The current wave of interest in AI inevitably shapes how these problems are approached- and as we’ve discussed previously it is a very powerful amplifier (for both good and bad).
There is a growing belief that many of these challenges can be addressed through automation and intelligent systems. In certain areas, that belief is well founded- AI can help process large volumes of data (with extreme caution), identify patterns, and reduce the manual effort required to maintain, consume and analyse information.
However, its effectiveness is closely tied to the quality and structure of the data (and processes) it operates on. Where data is fragmented or inconsistent, the outputs tend to reflect that. Where there is no shared understanding of what the data represents, even accurate outputs can be difficult to interpret or act upon.
In that sense, AI tends to reinforce the strengths and weaknesses of the underlying system and operations. It can accelerate progress where strong foundations are already in place, but it won't compensate for their absence.
Decisions, decisions, decisions.
For business leaders, this ultimately comes back to a question that is both simple and difficult to answer honestly.

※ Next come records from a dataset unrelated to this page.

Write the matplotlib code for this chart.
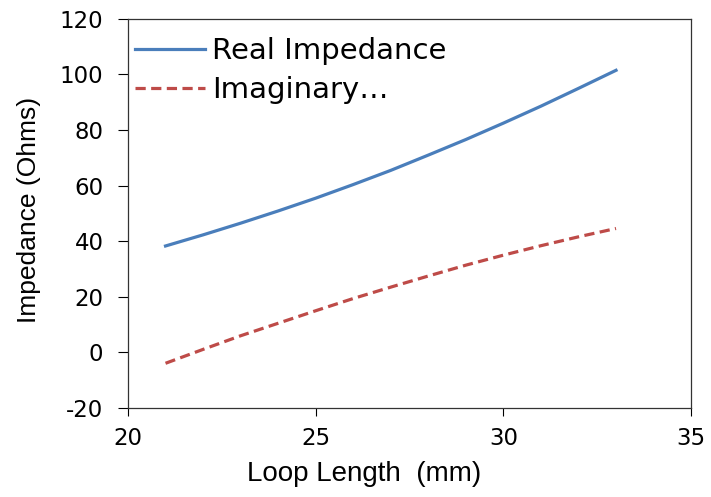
import numpy as np
import matplotlib
matplotlib.use("Agg")
import matplotlib.pyplot as plt

# 数据
loop_length = [21, 22, 23, 24, 25, 26, 27, 28, 29, 30, 31, 32, 33]
real_imp = [38.3, 42.3, 46.5, 50.9, 55.5, 60.4, 65.5, 71.0, 76.6, 82.5, 88.6, 95.0, 101.5]
imag_imp = [-3.9, 1.1, 6.0, 10.5, 15.0, 19.4, 23.5, 27.5, 31.4, 35.0, 38.4, 41.6, 44.6]

x_ticks = [20, 25, 30, 35]
y_ticks = [-20, 0, 20, 40, 60, 80, 100, 120]

plt.rcParams['font.family'] = ['DejaVu Sans']
plt.rcParams['axes.unicode_minus'] = False

fig = plt.figure(figsize=(7.11, 4.97), dpi=100)
ax = fig.add_axes([0.180, 0.179, 0.792, 0.783])

ax.plot(loop_length, real_imp, color='#4A7EBB', lw=2.3, label='Real Impedance')
ax.plot(loop_length, imag_imp, color='#BE4B48', lw=2.3, ls=(0, (3.2, 1.7)),
        label='Imaginary…')

ax.set_xlim(20, 35)
ax.set_ylim(-20, 120)
ax.set_xticks(x_ticks)
ax.set_yticks(y_ticks)
ax.tick_params(direction='out', width=0.8, labelsize=16.5, colors='black')
ax.tick_params(axis='y', length=7.2, pad=10.5)
ax.tick_params(axis='x', length=6, pad=8)
for s in ax.spines.values():
    s.set_linewidth(0.9)
    s.set_color('#333333')

ax.set_xlabel('Loop Length  (mm)', fontsize=20,
              family=['Liberation Sans', 'DejaVu Sans'])
ax.xaxis.set_label_coords(0.42, -0.135)
ax.set_ylabel('Impedance (Ohms)', fontsize=19,
              family=['Liberation Sans', 'DejaVu Sans'])
ax.yaxis.set_label_coords(-0.155, 0.51)

leg = ax.legend(loc='upper left', bbox_to_anchor=(0.012, 0.953), frameon=False,
                borderpad=0, borderaxespad=0,
                handlelength=2.4, handletextpad=0.26, labelspacing=0.37,
                prop={'family': ['DejaVu Sans'], 'size': 21})

fig.savefig('out.png', dpi=100)
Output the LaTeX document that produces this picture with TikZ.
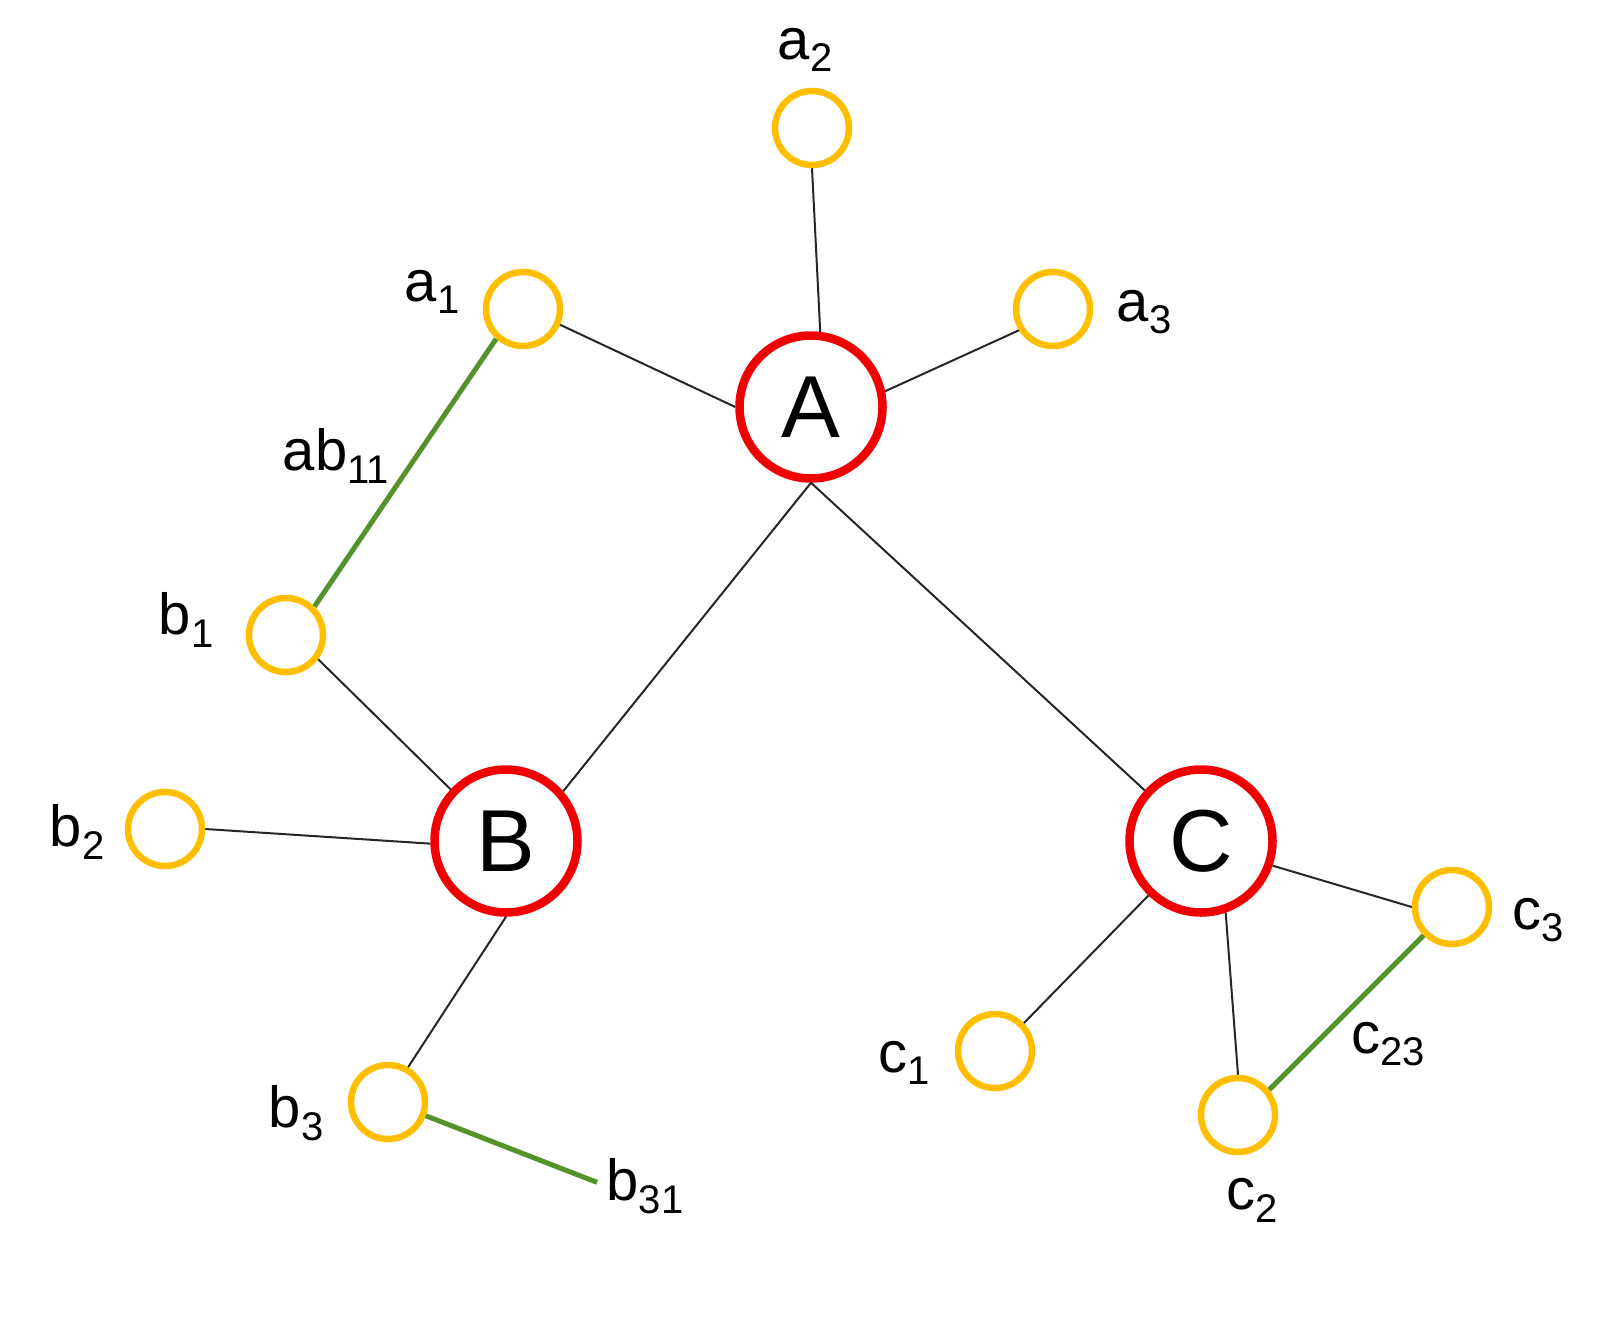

When decisions are made, is everyone working from the same, shared understanding of the underlying data? Do systems and teams connect in a way that allows information to flow naturally, or does it have to be actively pulled together each time? Is context readily available, or does it depend on knowing who to ask?
For music rights funds, the answers to those questions have a direct bearing on performance.
As the asset class continues to mature, advantages that once came from access to capital or deal flow are becoming less pronounced. The differentiator increasingly lies in execution- how effectively a fund can understand, manage, and maximise the assets it owns.
Execution, in this context, is shaped by something deceptively simple: how well the organisation understands itself.